I am affirming “human brotherhood,” genuine transnationalism and the elevation of the mind and heart above the petty “nationalisms” expressed in the anthems; while at the same time satirizing and rejecting the false “internationalism” represented by the “Internationale,” and the Leninist and Stalinist misuses of the sentiment contained in the “workers’ anthem.”  I attempted this by inversions and variations on the “Internationale,” and the slowed down re-phrasing of the theme from Beethoven’s Ode to Joy, at the conclusion of the piece, which I saw as the positive affirmation of a more or less distant and peaceful future.

 

Once again, thank you for your interest.


Susan Partlan said:

Hello, I am new to the forum and would like to make friends here so I will refrain from making political comments (I refrain from this in general, not just on forums). To me this piece makes sense within the larger “Crisis in Ukraine 1 & 2" piece, less so by itself. For one thing that piece begins with some gravitas and has other moments of irony and sadness. Satirizing works best IMO with irony and gravitas too, because it means to convey that the thing seen (or heard) is not what it appears to be -- this usually needs pointing out via the art of satire because there is a thread of sadness, sadness that the thing taken for what it appears to be conceals a darker, more complex truth. “Crisis in Ukraine 1 & 2" is really good and the short snippet posted here works well within the context of the whole piece.

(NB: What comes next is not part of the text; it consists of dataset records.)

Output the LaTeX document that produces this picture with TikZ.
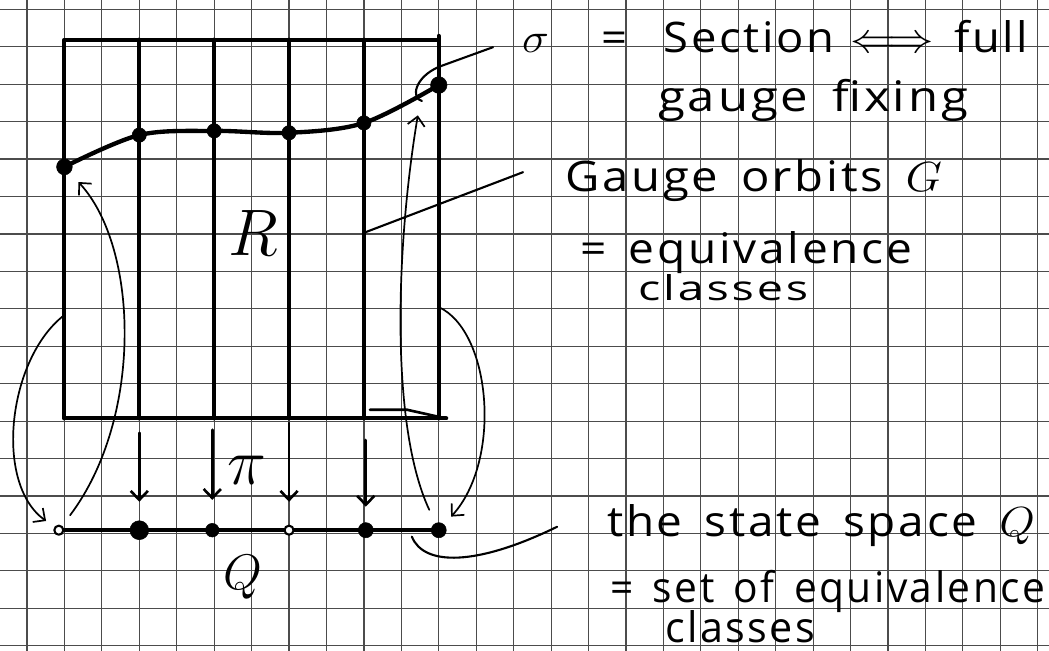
\RequirePackage{fix-cm}
\documentclass[tikz,border=0pt]{standalone}
\usepackage{amssymb}
\usepackage{graphicx}
\usepackage{fontspec}
\newfontfamily\hand[LetterSpace=6,WordSpace=1.5]{Open Sans}
\newcommand{\etire}[2]{\resizebox{#1}{\height}{#2}}
\usetikzlibrary{arrows.meta}

\begin{document}
\begin{tikzpicture}[line cap=round,line join=round,>={Straight Barb[length=2.4mm,width=4.6mm]},x=1cm,y=1.012cm,
	grille/.style={black!70, line width=0.9pt},
	bord/.style={line width=3pt},
	fleche/.style={->, line width=1.3pt},
	proj/.style={->, line width=2pt},
	renvoi/.style={line width=1.6pt},
	ecrit/.style={font=\hand\fontsize{32}{38}\selectfont, inner sep=0pt, anchor=base west}]
		\useasboundingbox (-0.721,-0.132) rectangle (27.30,17.045);
		% papier quadrille
		\draw[grille] (-0.721,-0.132) grid (27.30,17.045);
		% points de la section
		\coordinate (s1) at (1,12.64);
		\coordinate (s2) at (3,13.48);
		\coordinate (s3) at (5,13.59);
		\coordinate (s4) at (7,13.54);
		\coordinate (s5) at (9,13.80);
		\coordinate (s6) at (11,14.80);
		% points de Q
		\coordinate (q1) at (0.85,3.05);
		\coordinate (q2) at (3,3.05);
		\coordinate (q3) at (4.95,3.05);
		\coordinate (q4) at (7,3.05);
		\coordinate (q5) at (9.05,3.05);
		\coordinate (q6) at (11,3.05);
		% bouts libres
		\coordinate (o1) at (1,8.73);
		\coordinate (o6) at (11,8.94);
		\coordinate (f6) at (10.44,14.0);
		\coordinate (l1) at (12.45,15.8);
		\coordinate (l2) at (9,10.9);
		\coordinate (l3) at (13.25,12.5);
		\coordinate (l4) at (10.28,2.88);
		\coordinate (l5) at (14.16,3.14);
		% rectangle et orbites
		\draw[bord] (1,6) -- (1,16) -- (11,16);
		\draw[bord] (11,16.1) -- (11,6);
		\draw[bord] (1,6) -- (11.2,6);
		\draw[bord] (3,6) -- (3,16);
		\draw[bord] (5,6) -- (5,16);
		\draw[bord] (7,6) -- (7,16);
		\draw[bord] (9,6) -- (9,16);
		\draw[line width=2pt] (9.16,6.23) -- (10.15,6.23) -- (11.1,6.02);
		% la section
		\draw[line width=3.3pt] plot[smooth, tension=0.55] coordinates {(s1) (s2) (s3) (s4) (s5) (s6)};
		% l'espace Q
		\draw[bord] (q1) -- (q6);
		% projections
		\draw[proj] (q2) ++(0,2.57) -- ++(0,-1.82);
		\draw[proj] (q3) ++(0,2.65) -- ++(0,-1.85);
		\draw[proj] (q4) ++(0,2.83) -- ++(0,-2.08);
		\draw[proj] (q5) ++(0,2.38) -- ++(0,-1.76);
		% fleches courbes
		\draw[fleche, shorten >=0.42cm] (o1) .. controls (-0.5,7.6) and (-0.9,4.3) .. (q1);
		\draw[fleche, shorten <=0.5cm, shorten >=0.55cm] (q1) .. controls (3.1,6.0) and (3.0,10.5) .. (s1);
		\draw[fleche, shorten <=0.6cm] (q6) .. controls (9.7,5.8) and (9.85,10.5) .. (f6);
		\draw[fleche, shorten >=0.49cm] (o6) .. controls (12.4,8.3) and (12.7,4.9) .. (q6);
		% renvois vers les textes
		\draw[renvoi] (l1) -- (11.0,15.28) .. controls (10.35,15.0) and (10.25,14.45) .. (10.55,14.38);
		\draw[renvoi] (l2) -- (l3);
		\draw[renvoi] (l4) .. controls (10.6,2.1) and (12.0,2.1) .. (l5);
		% marquages des points
		\filldraw (s1) circle (0.21);
		\filldraw (s2) circle (0.19);
		\filldraw (s3) circle (0.19);
		\filldraw (s4) circle (0.19);
		\filldraw (s5) circle (0.19);
		\filldraw (s6) circle (0.22);
		\draw[line width=1.6pt, fill=white] (q1) circle (0.12);
		\filldraw (q2) circle (0.25);
		\filldraw (q3) circle (0.18);
		\draw[line width=1.6pt, fill=white] (q4) circle (0.12);
		\filldraw (q5) circle (0.2);
		\filldraw (q6) circle (0.2);
		% lettres
		\node[font=\fontsize{50}{56}\selectfont] (R) at (6.04,10.9) {$R$};
		\node[font=\fontsize{50}{56}\selectfont] (pi) at (5.87,4.64) {$\pi$};
		\node[font=\fontsize{38}{44}\selectfont] (Q) at (5.77,1.82) {$Q$};
		% textes
		\node[ecrit] (section) at (13.22,15.66) {\etire{13.52cm}{$\sigma$\hspace{1.3cm}=\hspace{0.9cm}Section\hspace{0.4cm}$\Longleftrightarrow$\hspace{0.5cm}full}};
		\node[ecrit] (fixing) at (16.85,14.09) {\etire{8.28cm}{gauge fixing}};
		\node[ecrit] (orbites) at (14.37,11.98) {\etire{10.07cm}{Gauge orbits $G$}};
		\node[ecrit] (equiv) at (14.77,10.1) {\etire{8.87cm}{= equivalence}};
		\node[ecrit, font=\hand\fontsize{26}{30}\selectfont] (classes) at (16.32,9.1) {\etire{4.54cm}{classes}};
		\node[ecrit] (etats) at (15.49,2.88) {\etire{11.43cm}{the state space $Q$}};
		\node[ecrit] (ensemble) at (15.57,1.13) {\etire{11.62cm}{= set of equivalence}};
		\node[ecrit] (classesb) at (17.04,0.08) {\etire{4.01cm}{classes}};
		\end{tikzpicture}
\end{document}
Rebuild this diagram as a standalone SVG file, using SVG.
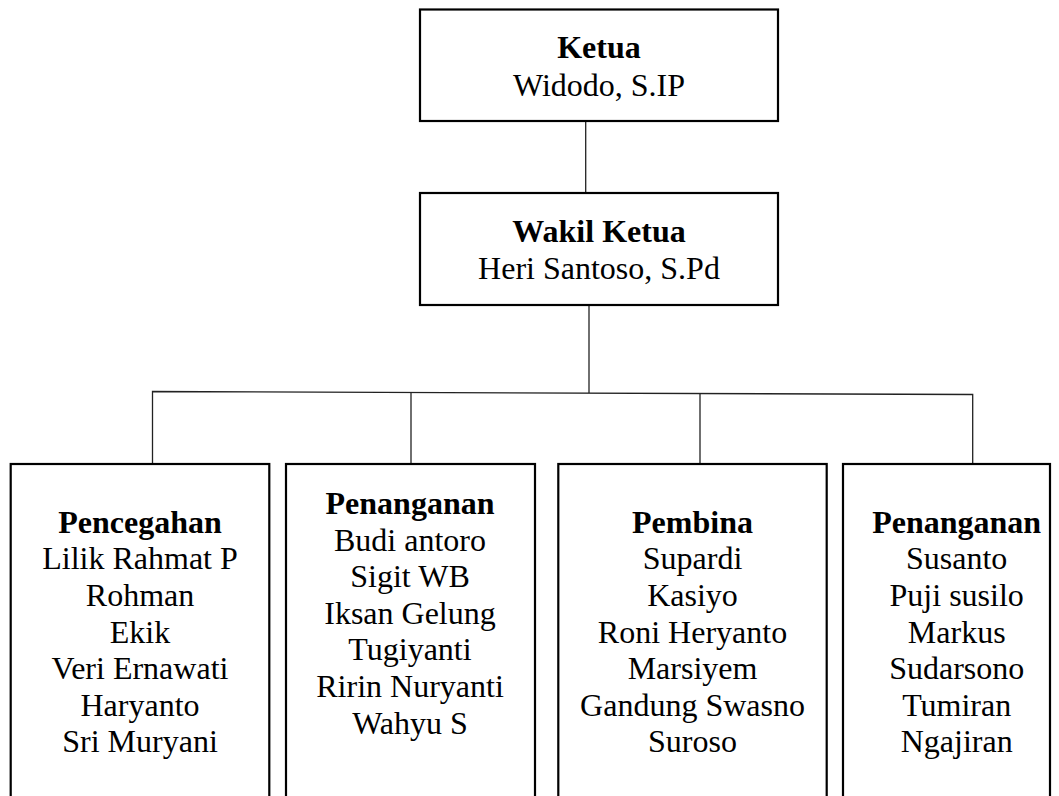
<svg xmlns="http://www.w3.org/2000/svg" width="1059" height="796" viewBox="0 0 1059 796">
<style>
.box{fill:#fff;stroke:#000;stroke-width:2.2}
.ln{stroke:#222;stroke-width:1.3;fill:none}
text{font-family:"Liberation Serif","Times New Roman",serif;font-size:32px;fill:#000;text-anchor:middle}
.b{font-weight:bold}
</style>
<rect width="1059" height="796" fill="#fff"/>
<g id="connectors">
<line class="ln" x1="585.7" y1="121" x2="585.7" y2="193"/>
<line class="ln" x1="589" y1="305" x2="589" y2="393"/>
<polyline class="ln" points="152.5,464 152.5,391.5 972.7,394.5 972.7,464"/>
<line class="ln" x1="411" y1="392.5" x2="411" y2="464"/>
<line class="ln" x1="700" y1="393.8" x2="700" y2="464"/>
</g>
<g id="ketua">
<rect class="box" x="420" y="9.5" width="358" height="111.5"/>
<text x="599" y="58.3" class="b">Ketua</text>
<text x="599" y="96">Widodo, S.IP</text>
</g>
<g id="wakil">
<rect class="box" x="420" y="193" width="358" height="112"/>
<text x="599" y="241.7" class="b">Wakil Ketua</text>
<text x="599" y="279.3">Heri Santoso, S.Pd</text>
</g>
<g id="pencegahan">
<rect class="box" x="10.7" y="464" width="258.6" height="340"/>
<text x="140" y="532.8" class="b">Pencegahan</text>
<text x="140" y="569.3">Lilik Rahmat P</text>
<text x="140" y="606">Rohman</text>
<text x="140" y="642.7">Ekik</text>
<text x="140" y="679">Veri Ernawati</text>
<text x="140" y="715.5">Haryanto</text>
<text x="140" y="752">Sri Muryani</text>
</g>
<g id="penanganan1">
<rect class="box" x="286" y="464" width="249" height="340"/>
<text x="410" y="514" class="b">Penanganan</text>
<text x="410" y="550.7">Budi antoro</text>
<text x="410" y="587">Sigit WB</text>
<text x="410" y="623.7">Iksan Gelung</text>
<text x="410" y="660.3">Tugiyanti</text>
<text x="410" y="697">Ririn Nuryanti</text>
<text x="410" y="733.5">Wahyu S</text>
</g>
<g id="pembina">
<rect class="box" x="558.3" y="464" width="268.4" height="340"/>
<text x="692.5" y="532.8" class="b">Pembina</text>
<text x="692.5" y="569.3">Supardi</text>
<text x="692.5" y="606">Kasiyo</text>
<text x="692.5" y="642.7">Roni Heryanto</text>
<text x="692.5" y="679">Marsiyem</text>
<text x="692.5" y="715.5">Gandung Swasno</text>
<text x="692.5" y="752">Suroso</text>
</g>
<g id="penanganan2">
<rect class="box" x="843" y="464" width="207" height="340"/>
<text x="956.7" y="532.8" class="b">Penanganan</text>
<text x="956.7" y="569.3">Susanto</text>
<text x="956.7" y="606">Puji susilo</text>
<text x="956.7" y="642.7">Markus</text>
<text x="956.7" y="679">Sudarsono</text>
<text x="956.7" y="715.5">Tumiran</text>
<text x="956.7" y="752">Ngajiran</text>
</g>
</svg>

Tyler's Saxaphone Concerto Mvt. III is brilliant. 

 

I look forward to your piece, Susan.  Thanks again for your kind words.  “Political stances” within the heart of any work of art are bound to be problematic, and I was careful not to “take sides” in Crisis in Ukraine. I know a sister and a brother who have diametrically opposed views on the current war in the East, near the Russian border. Though I share more with Luigi Nono and Iannis Xenakis in my political views than I do with many other composers, I usually do not express ideological positions in my musical work, even indirectly.  I do find the expression of “spiritual feelings” to be suitable within music, in the broadest sense of the term “spiritual.”

 

We read:  ‘"Human Brotherhood" HA... Its a dog eat dog world and YOU are wearing milk bone underwear.’

 

Can or should that be the point of view of “composers?”  If one embraces the pessimism of Camille Saint-Saens, perhaps the statement appears to have some validity.    However, from the point of view of Beethoven, Bruckner, Mahler, Prokofiev and Stockhausen, perhaps, there is a slightly more elevated, more spiritual and more optimistic view of the destiny of humankind, which does embrace many exalted ideals, often including the Brotherhood of Man and the Fatherhood of God. 

 

If materialism, hopelessness and despair— asserting man is no more than a soulless vulture—is a person’s “cup of tea” or so-called philosophy, then one can simply join the ranks of the Wall Street Investors.  In so doing, there may be a danger or a tendency to forget about the transcendent values inherent in the best of what we call “music.” 

 

I am often pondering the fact that “dogs eating other dogs” (and even those gentle canines who don’t) can hear all the sounds of a symphony orchestra.   Even so, like other “savage beasts,” they don’t actually appear to be very much soothed by Beethoven Quartets, the Ode to Joy, or Bach partitas.  Humans do, however.  Why is this? Great music and high art seem to inhabit a slightly higher sphere than the world of animals eating one another, companies that produce dog food and PR firms that advertise fashionable underwear.